*PROBLEM TO WORK ON:* Produce an exact copy of all the data below, dropping every image.

^^^^^^^^

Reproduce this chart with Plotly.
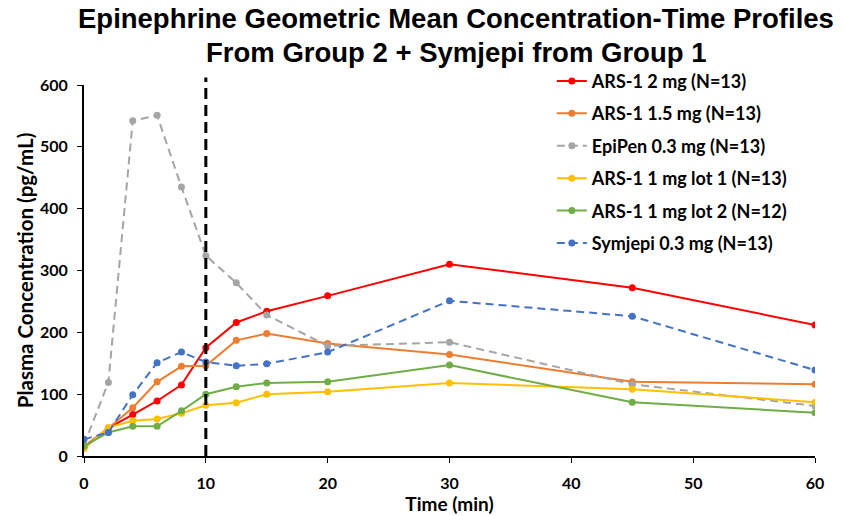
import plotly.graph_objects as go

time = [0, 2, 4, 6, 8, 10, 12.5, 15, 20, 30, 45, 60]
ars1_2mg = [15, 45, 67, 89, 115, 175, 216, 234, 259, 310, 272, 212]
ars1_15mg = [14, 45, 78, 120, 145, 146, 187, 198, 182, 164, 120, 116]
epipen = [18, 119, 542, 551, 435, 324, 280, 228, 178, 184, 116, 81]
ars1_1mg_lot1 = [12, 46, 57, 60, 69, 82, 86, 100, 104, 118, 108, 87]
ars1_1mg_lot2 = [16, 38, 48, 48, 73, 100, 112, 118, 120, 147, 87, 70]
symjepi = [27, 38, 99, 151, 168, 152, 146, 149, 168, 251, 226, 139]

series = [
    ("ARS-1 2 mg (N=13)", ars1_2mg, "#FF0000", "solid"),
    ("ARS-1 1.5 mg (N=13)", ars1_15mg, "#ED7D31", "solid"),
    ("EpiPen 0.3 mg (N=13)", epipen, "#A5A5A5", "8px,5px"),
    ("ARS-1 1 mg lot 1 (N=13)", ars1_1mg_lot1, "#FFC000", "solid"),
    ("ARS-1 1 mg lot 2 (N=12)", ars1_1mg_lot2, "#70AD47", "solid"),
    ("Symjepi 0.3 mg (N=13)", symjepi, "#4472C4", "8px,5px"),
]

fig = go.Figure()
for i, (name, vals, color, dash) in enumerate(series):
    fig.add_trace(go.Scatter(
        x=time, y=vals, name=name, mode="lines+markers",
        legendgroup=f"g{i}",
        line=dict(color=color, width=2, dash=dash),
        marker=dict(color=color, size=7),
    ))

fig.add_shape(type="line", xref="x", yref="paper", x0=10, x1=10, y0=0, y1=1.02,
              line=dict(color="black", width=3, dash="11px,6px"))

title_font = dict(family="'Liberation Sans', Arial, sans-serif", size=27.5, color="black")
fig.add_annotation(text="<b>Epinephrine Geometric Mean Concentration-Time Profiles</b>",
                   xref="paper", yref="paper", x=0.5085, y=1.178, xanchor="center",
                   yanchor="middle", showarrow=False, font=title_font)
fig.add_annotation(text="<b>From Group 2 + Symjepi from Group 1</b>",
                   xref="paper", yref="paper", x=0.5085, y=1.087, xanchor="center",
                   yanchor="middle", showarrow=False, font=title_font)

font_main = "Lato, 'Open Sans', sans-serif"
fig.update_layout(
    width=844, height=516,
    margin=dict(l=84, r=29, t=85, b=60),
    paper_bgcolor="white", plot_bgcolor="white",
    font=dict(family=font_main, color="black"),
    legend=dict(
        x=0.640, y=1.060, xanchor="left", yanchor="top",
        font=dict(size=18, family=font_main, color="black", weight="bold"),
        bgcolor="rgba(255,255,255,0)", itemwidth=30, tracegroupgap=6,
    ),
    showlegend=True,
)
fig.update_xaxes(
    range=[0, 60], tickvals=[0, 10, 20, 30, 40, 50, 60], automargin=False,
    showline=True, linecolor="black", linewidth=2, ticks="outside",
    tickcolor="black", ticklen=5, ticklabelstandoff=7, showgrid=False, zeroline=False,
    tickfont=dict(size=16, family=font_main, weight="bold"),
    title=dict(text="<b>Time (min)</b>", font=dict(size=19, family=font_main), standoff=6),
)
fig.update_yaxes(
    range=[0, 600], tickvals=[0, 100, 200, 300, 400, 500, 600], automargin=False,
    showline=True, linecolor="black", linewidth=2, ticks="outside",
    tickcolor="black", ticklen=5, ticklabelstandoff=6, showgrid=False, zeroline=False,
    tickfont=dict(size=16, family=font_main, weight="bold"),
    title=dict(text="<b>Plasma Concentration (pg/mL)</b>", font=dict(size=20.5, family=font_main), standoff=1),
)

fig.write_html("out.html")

^^^^^^^^

*FINISHED TASK:*
Reproduce this chart with Plotly.
import plotly.graph_objects as go

time = [0, 2, 4, 6, 8, 10, 12.5, 15, 20, 30, 45, 60]
ars1_2mg = [15, 45, 67, 89, 115, 175, 216, 234, 259, 310, 272, 212]
ars1_15mg = [14, 45, 78, 120, 145, 146, 187, 198, 182, 164, 120, 116]
epipen = [18, 119, 542, 551, 435, 324, 280, 228, 178, 184, 116, 81]
ars1_1mg_lot1 = [12, 46, 57, 60, 69, 82, 86, 100, 104, 118, 108, 87]
ars1_1mg_lot2 = [16, 38, 48, 48, 73, 100, 112, 118, 120, 147, 87, 70]
symjepi = [27, 38, 99, 151, 168, 152, 146, 149, 168, 251, 226, 139]

series = [
    ("ARS-1 2 mg (N=13)", ars1_2mg, "#FF0000", "solid"),
    ("ARS-1 1.5 mg (N=13)", ars1_15mg, "#ED7D31", "solid"),
    ("EpiPen 0.3 mg (N=13)", epipen, "#A5A5A5", "8px,5px"),
    ("ARS-1 1 mg lot 1 (N=13)", ars1_1mg_lot1, "#FFC000", "solid"),
    ("ARS-1 1 mg lot 2 (N=12)", ars1_1mg_lot2, "#70AD47", "solid"),
    ("Symjepi 0.3 mg (N=13)", symjepi, "#4472C4", "8px,5px"),
]

fig = go.Figure()
for i, (name, vals, color, dash) in enumerate(series):
    fig.add_trace(go.Scatter(
        x=time, y=vals, name=name, mode="lines+markers",
        legendgroup=f"g{i}",
        line=dict(color=color, width=2, dash=dash),
        marker=dict(color=color, size=7),
    ))

fig.add_shape(type="line", xref="x", yref="paper", x0=10, x1=10, y0=0, y1=1.02,
              line=dict(color="black", width=3, dash="11px,6px"))

title_font = dict(family="'Liberation Sans', Arial, sans-serif", size=27.5, color="black")
fig.add_annotation(text="<b>Epinephrine Geometric Mean Concentration-Time Profiles</b>",
                   xref="paper", yref="paper", x=0.5085, y=1.178, xanchor="center",
                   yanchor="middle", showarrow=False, font=title_font)
fig.add_annotation(text="<b>From Group 2 + Symjepi from Group 1</b>",
                   xref="paper", yref="paper", x=0.5085, y=1.087, xanchor="center",
                   yanchor="middle", showarrow=False, font=title_font)

font_main = "Lato, 'Open Sans', sans-serif"
fig.update_layout(
    width=844, height=516,
    margin=dict(l=84, r=29, t=85, b=60),
    paper_bgcolor="white", plot_bgcolor="white",
    font=dict(family=font_main, color="black"),
    legend=dict(
        x=0.640, y=1.060, xanchor="left", yanchor="top",
        font=dict(size=18, family=font_main, color="black", weight="bold"),
        bgcolor="rgba(255,255,255,0)", itemwidth=30, tracegroupgap=6,
    ),
    showlegend=True,
)
fig.update_xaxes(
    range=[0, 60], tickvals=[0, 10, 20, 30, 40, 50, 60], automargin=False,
    showline=True, linecolor="black", linewidth=2, ticks="outside",
    tickcolor="black", ticklen=5, ticklabelstandoff=7, showgrid=False, zeroline=False,
    tickfont=dict(size=16, family=font_main, weight="bold"),
    title=dict(text="<b>Time (min)</b>", font=dict(size=19, family=font_main), standoff=6),
)
fig.update_yaxes(
    range=[0, 600], tickvals=[0, 100, 200, 300, 400, 500, 600], automargin=False,
    showline=True, linecolor="black", linewidth=2, ticks="outside",
    tickcolor="black", ticklen=5, ticklabelstandoff=6, showgrid=False, zeroline=False,
    tickfont=dict(size=16, family=font_main, weight="bold"),
    title=dict(text="<b>Plasma Concentration (pg/mL)</b>", font=dict(size=20.5, family=font_main), standoff=1),
)

fig.write_html("out.html")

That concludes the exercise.